Или: «Вы меня буквально уничтожили. Я выжжена дотла. Поэтому Вы и пытаетесь убедить себя в том, что я — вульгарное, неуклюжее, бесхарактерное существо. Когда Вы сказали мне вчера: «Вы говорите неблагоразумно, Ребекка», Вы сказали это с удовольствием. Вам вообще доставляет удовольствие думать обо мне просто как о неуравновешенной молодой женщине, которая ни с того, ни с сего свалилась в Вашей гостиной от неуместного сердечного приступа. Ваши стародевичьи представления заставляют Вас думать, что женщина, отчаянно и безнадежно любящая мужчину, непристойна…»

5

«Ваши стародевичьи представления…»

Что-то не похоже на Уэллса. «Видеться нам приходилось тайком, из-за враждебности ее матери и сестер, — вспоминал он. — Однажды после полудня она пришла ко мне на Сент-Джеймс-Корт, когда нам в любую минуту мог помешать мой камердинер; это была наша вторая встреча, и Ребекка забеременела. Я поселил ее в Ханстентоне в Норфолке и старался жить там с ней как можно чаще и дольше. Она рецензировала и писала. Наш сын Энтони родился в памятный день 4 августа 1914 года, когда Британия объявила войну Германии. Я тотчас снял другой дом в Броинге в Хартфордшире, милях в двенадцати от Истона, чтобы можно было ездить туда на велосипеде или на автомобиле, другими словами, чтобы жить и дома и у нее…»
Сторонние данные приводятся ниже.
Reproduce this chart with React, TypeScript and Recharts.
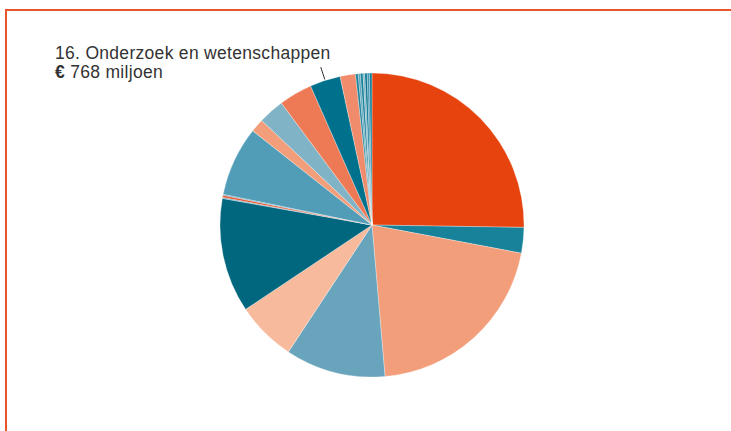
import React from 'react';
import { PieChart, Pie, Cell } from 'recharts';

// Begrotingsposten in miljoen euro (volgorde met de klok mee vanaf 12 uur)
const SLICE_NAMES = [
  'a', 'b', 'c', 'd', 'e', 'f', 'g', 'h', 'i', 'j', 'k', 'l', 'm',
  '16. Onderzoek en wetenschappen', 'o', 'p', 'q', 'r', 's', 't', 'u', 'v',
];
const SLICE_VALUES = [
  5967, 643, 4884, 2514, 1503, 2875, 26, 53, 26, 1746, 341, 650, 840,
  768, 387, 66, 53, 66, 46, 59, 53, 66,
];
const SLICE_COLORS = [
  '#E6430F', '#18829A', '#F39E7A', '#69A4BD', '#F8BA9C', '#00677F',
  '#5A9DB8', '#E8522A', '#5A9DB8', '#519CB7', '#F39E7A', '#80B3C6',
  '#EE7A55', '#00718C', '#F08B6B', '#1A8299', '#5BA3BB', '#1A8299',
  '#78B0C4', '#0A7491', '#3F93AF', '#18839C',
];

const LABEL_INDEX = 13;
const LABEL_TITLE = '16. Onderzoek en wetenschappen';
const LABEL_AMOUNT = '768 miljoen';

const data = SLICE_NAMES.map((name, i) => ({ name, value: SLICE_VALUES[i] }));

const RAD = Math.PI / 180;
const polar = (cx: number, cy: number, r: number, angle: number) => ({
  x: cx + Math.cos(-RAD * angle) * r,
  y: cy + Math.sin(-RAD * angle) * r,
});

const FONT = "'Liberation Sans', Arial, sans-serif";

const renderLabel = (props: any) => {
  const { cx, cy, midAngle, outerRadius, index } = props;
  if (index !== LABEL_INDEX) return null;
  const p1 = polar(cx, cy, outerRadius + 1, midAngle);
  const p2 = polar(cx, cy, outerRadius + 14, midAngle);
  return (
    <g>
      <line x1={p1.x} y1={p1.y} x2={p2.x} y2={p2.y} stroke="#333" strokeWidth={1} />
      <text x={55} y={58.5} fill="#333" fontSize={17.5} letterSpacing={0.3} fontFamily={FONT}>
        {LABEL_TITLE}
      </text>
      <text x={55} y={77.5} fill="#333" fontSize={17.5} letterSpacing={0.3} fontFamily={FONT}>
        <tspan fontWeight="bold">€</tspan> {LABEL_AMOUNT}
      </text>
    </g>
  );
};

export default function App() {
  return (
    <div style={{ position: 'absolute', left: 0, top: 0, width: 731, height: 431, background: '#fff', overflow: 'hidden' }}>
      <div
        style={{
          position: 'absolute', left: 5, top: 9, width: 760, height: 460,
          borderLeft: '2px solid #E8542A', borderTop: '2px solid #E8542A',
        }}
      />
      <div style={{ position: 'absolute', left: 0, top: 0 }}>
        <PieChart width={731} height={431} margin={{ top: 0, right: 0, bottom: 0, left: 0 }}>
          <Pie
            data={data}
            dataKey="value"
            nameKey="name"
            cx={372}
            cy={225}
            outerRadius={152}
            startAngle={90}
            endAngle={-270}
            stroke="#ffffff"
            strokeWidth={0.3}
            label={renderLabel}
            labelLine={false}
            isAnimationActive={false}
          >
            {data.map((_, i) => (
              <Cell key={`cell-${i}`} fill={SLICE_COLORS[i]} />
            ))}
          </Pie>
        </PieChart>
      </div>
    </div>
  );
}
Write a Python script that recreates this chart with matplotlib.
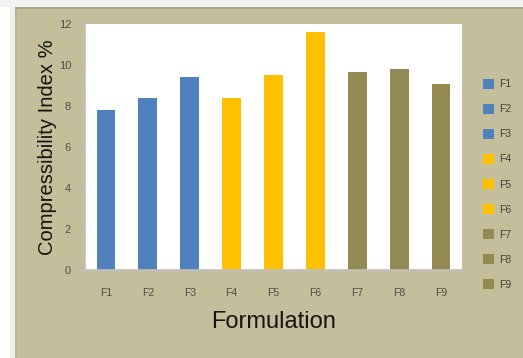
import matplotlib.pyplot as plt
from matplotlib.patches import Rectangle

plt.rcParams['font.family'] = ['Liberation Sans', 'DejaVu Sans']

formulations = ['F1', 'F2', 'F3', 'F4', 'F5', 'F6', 'F7', 'F8', 'F9']
index_values = [7.8, 8.4, 9.4, 8.4, 9.5, 11.6, 9.65, 9.8, 9.05]
bar_colors = ['#4F81BD'] * 3 + ['#FFC000'] * 3 + ['#948A54'] * 3

W, H = 523, 358
fig = plt.figure(figsize=(W / 100, H / 100), dpi=100)
fig.patch.set_facecolor('white')


def px_rect(x0, y0, x1, y1, color):
    # rectangle in pixel coords measured from the top-left corner
    fig.patches.append(Rectangle((x0 / W, 1 - y1 / H), (x1 - x0) / W, (y1 - y0) / H,
                                 transform=fig.transFigure, facecolor=color,
                                 edgecolor='none', zorder=-10))


px_rect(0, 0, W, 7, '#F2F2F2')
px_rect(10, 7, 15, H, '#EFEFEF')
px_rect(15, 7, W, 9, '#A8A58B')
px_rect(15, 9, 17, H, '#B9B394')
px_rect(17, 9, W, H, '#C5BE9A')

ax = fig.add_axes([85 / W, 1 - 270 / H, (462 - 85) / W, (270 - 24) / H])
ax.set_facecolor('white')

x = range(len(formulations))
for i in x:
    ax.bar(i, index_values[i], width=0.45, color=bar_colors[i],
           label=formulations[i], zorder=2)

ax.set_xlim(-0.5, len(formulations) - 0.5)
ax.set_ylim(0, 12)
ax.set_yticks(range(0, 13, 2))
ax.set_xticks(list(x))
ax.set_xticklabels(formulations)
ax.set_xticks([i - 0.5 for i in range(len(formulations) + 1)], minor=True)

for side in ['top', 'right']:
    ax.spines[side].set_visible(False)
for side in ['left', 'bottom']:
    ax.spines[side].set_color('#BFBFBF')
    ax.spines[side].set_linewidth(1.2)

ax.tick_params(axis='x', which='major', length=0, pad=13, labelsize=7.5,
               labelcolor='#4D4D4D')
ax.tick_params(axis='x', which='minor', length=4, color='#BFBFBF', width=1)
ax.tick_params(axis='y', length=4, color='#BFBFBF', width=1, labelsize=8,
               labelcolor='#4D4D4D', pad=6)

ax.set_xlabel('Formulation', fontsize=17, color='#141414', labelpad=9)
ax.set_ylabel('Compressibility Index %', fontsize=14.5, color='#141414', labelpad=1)

leg = ax.legend(loc='upper left', bbox_to_anchor=(478 / W, 1 - 74 / H),
                bbox_transform=fig.transFigure, frameon=False, fontsize=7.5,
                handlelength=1.0, handleheight=1.0, handletextpad=0.5,
                labelspacing=1.42, borderpad=0)
for t in leg.get_texts():
    t.set_color('#404040')

fig.savefig('out.png', dpi=100)
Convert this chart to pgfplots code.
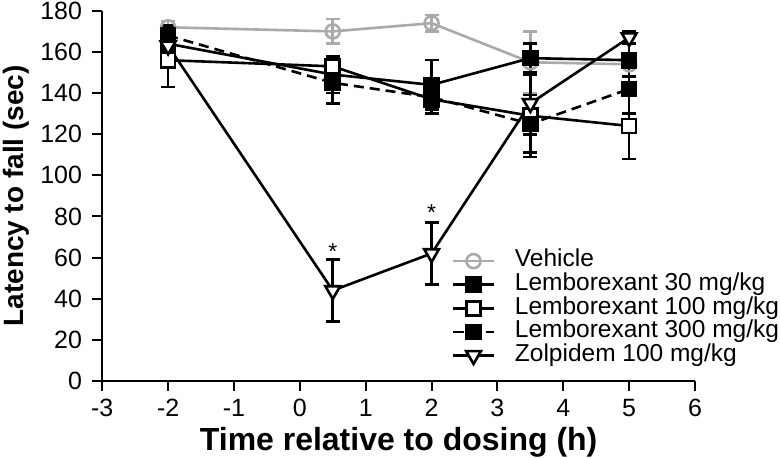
\documentclass[border=0pt]{standalone}
\usepackage{pgfplots}
\pgfplotsset{compat=1.18}
\usepackage{fontspec}
\setmainfont{Liberation Sans}
\definecolor{vgray}{RGB}{170,170,170}
\begin{document}
\begin{tikzpicture}
\begin{axis}[
  scale only axis, width=591bp, height=369bp,
  xmin=-3, xmax=6, ymin=0, ymax=180,
  axis lines=left, axis line style={line width=2bp,-},
  xtick={-3,-2,...,6}, ytick={0,20,...,180},
  tick align=outside, major tick length=10bp,
  tick style={line width=2bp, black},
  /pgf/number format/assume math mode=true,
  ticklabel style={font=\fontsize{25}{28}\selectfont},
  xticklabel style={inner sep=2bp, yshift=-6bp},
  yticklabel style={inner sep=2bp, xshift=-8bp},
  xlabel={Time relative to dosing (h)},
  ylabel={Latency to fall (sec)},
  xlabel style={font=\fontsize{32}{35}\selectfont\bfseries, inner sep=0pt, yshift=-8bp},
  ylabel style={font=\fontsize{28}{32}\selectfont\bfseries, inner xsep=0pt, inner ysep=3bp, yshift=6bp},
  legend style={draw=none, fill=none, font=\fontsize{24.5}{24.5}\selectfont,
    at={(axis cs:2.31,64.1)}, anchor=north west, row sep=0bp,
    inner xsep=0pt, inner ysep=0pt,
    nodes={inner sep=1bp, text height=16.5bp, text depth=5bp},
    /tikz/every odd column/.append style={column sep=19bp}},
  legend cell align=left,
  legend image code/.code={\draw[mark repeat=2,mark phase=2] plot coordinates {(0bp,0bp) (20bp,0bp) (40bp,0bp)};},
  clip=false,
  every axis plot/.append style={line width=2.6bp},
]
% Vehicle
\addplot+[vgray, mark=o, mark size=7bp, mark options={vgray, fill=white, solid},
  error bars/.cd, y dir=both, y explicit,
  error bar style={line width=2.6bp, solid},
  error mark options={rotate=90, mark size=7bp, line width=2.6bp, solid}]
  table[x=x, y=y, y error=e] {
x y e
-2 172 3
0.5 170 6
2 174 4
3.5 155 15
5 154 14
};
\addlegendentry{Vehicle}
% Lemborexant 30
\addplot+[black, mark=square*, mark size=7bp, mark options={black, fill=black, solid},
  error bars/.cd, y dir=both, y explicit,
  error bar style={line width=2.6bp, solid},
  error mark options={rotate=90, mark size=7bp, line width=2.6bp, solid}]
  table[x=x, y=y, y error=e] {
x y e
-2 164 6
0.5 149 9
2 144 12
3.5 157 7
5 156 8
};
\addlegendentry{Lemborexant 30 mg/kg}
% Lemborexant 100
\addplot+[black, mark=square*, mark size=7bp, mark options={black, fill=white, solid},
  error bars/.cd, y dir=both, y explicit,
  error bar style={line width=2.6bp, solid},
  error mark options={rotate=90, mark size=7bp, line width=2.6bp, solid}]
  table[x=x, y=y, y error=e] {
x y e
-2 156 13
0.5 153 4
2 137 7
3.5 129 20
5 124 16
};
\addlegendentry{Lemborexant 100 mg/kg}
% Lemborexant 300
\addplot+[black, dash pattern=on 10bp off 6bp, mark=square*, mark size=7bp, mark options={black, fill=black, solid},
  error bars/.cd, y dir=both, y explicit,
  error bar style={line width=2.6bp, solid},
  error mark options={rotate=90, mark size=7bp, line width=2.6bp, solid}]
  table[x=x, y=y, y error=e] {
x y e
-2 168 5
0.5 145 10
2 138 6
3.5 125 14
5 142 12
};
\addlegendentry{Lemborexant 300 mg/kg}
% Zolpidem
\addplot+[black, mark=triangle*, mark size=8.5bp, mark options={black, fill=white, solid, rotate=180},
  error bars/.cd, y dir=both, y explicit,
  error bar style={line width=2.6bp, solid},
  error mark options={rotate=90, mark size=7bp, line width=2.6bp, solid}]
  table[x=x, y=y, y error=e] {
x y e
-2 163 5
0.5 44 15
2 62 15
3.5 135 15
5 167 3
};
\addlegendentry{Zolpidem 100 mg/kg}
\node[font=\fontsize{23}{26}\selectfont, anchor=center] at (axis cs:0.5,63) {*};
\node[font=\fontsize{23}{26}\selectfont, anchor=center] at (axis cs:2,82) {*};
\end{axis}
\end{tikzpicture}
\end{document}
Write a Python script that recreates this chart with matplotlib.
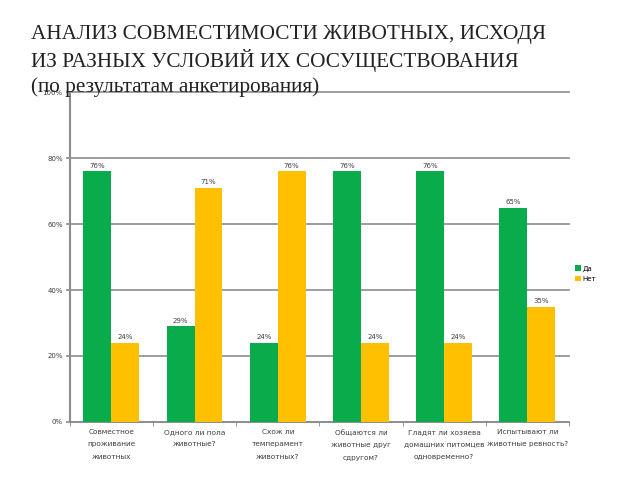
import numpy as np
from matplotlib import pyplot as plt

categories = [
    "Совместное\nпроживание\nживотных",
    "Одного ли пола\nживотные?",
    "Схож ли\nтемперамент\nживотных?",
    "Общаются ли\nживотные друг\nсдругом?",
    "Гладят ли хозяева\nдомашних питомцев\nодновременно?",
    "Испытывают ли\nживотные ревность?",
]
da = [76, 29, 24, 76, 76, 65]
net = [24, 71, 76, 24, 24, 35]

green = "#0aab4b"
yellow = "#fec000"
gray = "#8c8c8c"

fig = plt.figure(figsize=(6.4, 4.8), dpi=100)
ax = fig.add_axes([0.109, 0.121, 0.78, 0.687])

x = np.arange(len(categories))
w = 0.335
b1 = ax.bar(x - w / 2, da, w, color=green, label="Да", zorder=3)
b2 = ax.bar(x + w / 2, net, w, color=yellow, label="Нет", zorder=3)

for bars in (b1, b2):
    for r in bars:
        ax.text(r.get_x() + r.get_width() / 2, r.get_height() + 0.8, f"{int(r.get_height())}%",
                ha="center", va="bottom", fontsize=5, color="#404040")

ax.set_xlim(-0.5, len(categories) - 0.5)
ax.set_ylim(0, 100)
ax.set_yticks(range(0, 101, 20))
ax.set_yticklabels([f"{v}%" for v in range(0, 101, 20)], fontsize=5, color="#404040")
ax.yaxis.grid(True, color=gray, linewidth=1.2, zorder=0)
for gl in ax.yaxis.get_gridlines():
    gl.set_clip_on(False)
ax.set_xticks(x)
ax.set_xticklabels(categories, fontsize=5.3, color="#404040", linespacing=2.3)
ax.tick_params(axis="x", length=0, pad=5)
ax.set_xticks(np.arange(-0.5, len(categories), 1), minor=True)
ax.tick_params(axis="x", which="minor", length=3, color=gray, direction="out")
ax.tick_params(axis="y", length=3, color=gray, width=1.2, pad=2)

for s in ("top", "right"):
    ax.spines[s].set_visible(False)
ax.spines["left"].set_color(gray)
ax.spines["left"].set_linewidth(1.5)
ax.spines["bottom"].set_color(gray)
ax.spines["bottom"].set_linewidth(1.2)

ax.legend(loc="center left", bbox_to_anchor=(1.0, 0.45), frameon=False, fontsize=5,
          handlelength=0.8, handleheight=0.8, handletextpad=0.3, labelspacing=0.6)

fig.text(0.048, 0.948, "АНАЛИЗ СОВМЕСТИМОСТИ ЖИВОТНЫХ, ИСХОДЯ\nИЗ РАЗНЫХ УСЛОВИЙ ИХ СОСУЩЕСТВОВАНИЯ\n(по результатам анкетирования)",
         ha="left", va="top", fontsize=15.3, family="Liberation Serif", linespacing=1.3,
         color="#222222")

fig.savefig("out.png", dpi=100)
И добавлял: «Она пишет сейчас как в каком-то тумане. Возводит обширное, замысловатое здание, едва ли представляя, какую форму это здание в конце концов обретет. А я пишу, чтобы заполнить остов своих замыслов. Как писатели мы вредны друг другу. Она бродит в зарослях, а я всегда держусь ближе к тропе, ведущей к единому Всемирному государству».

Тем не менее Уэллс высоко оценил роман Ребекки Уэст «Возвращение солдата», так что ее утверждение о том, что он никогда не мог прочесть более двух написанных ею страниц, не совсем верны.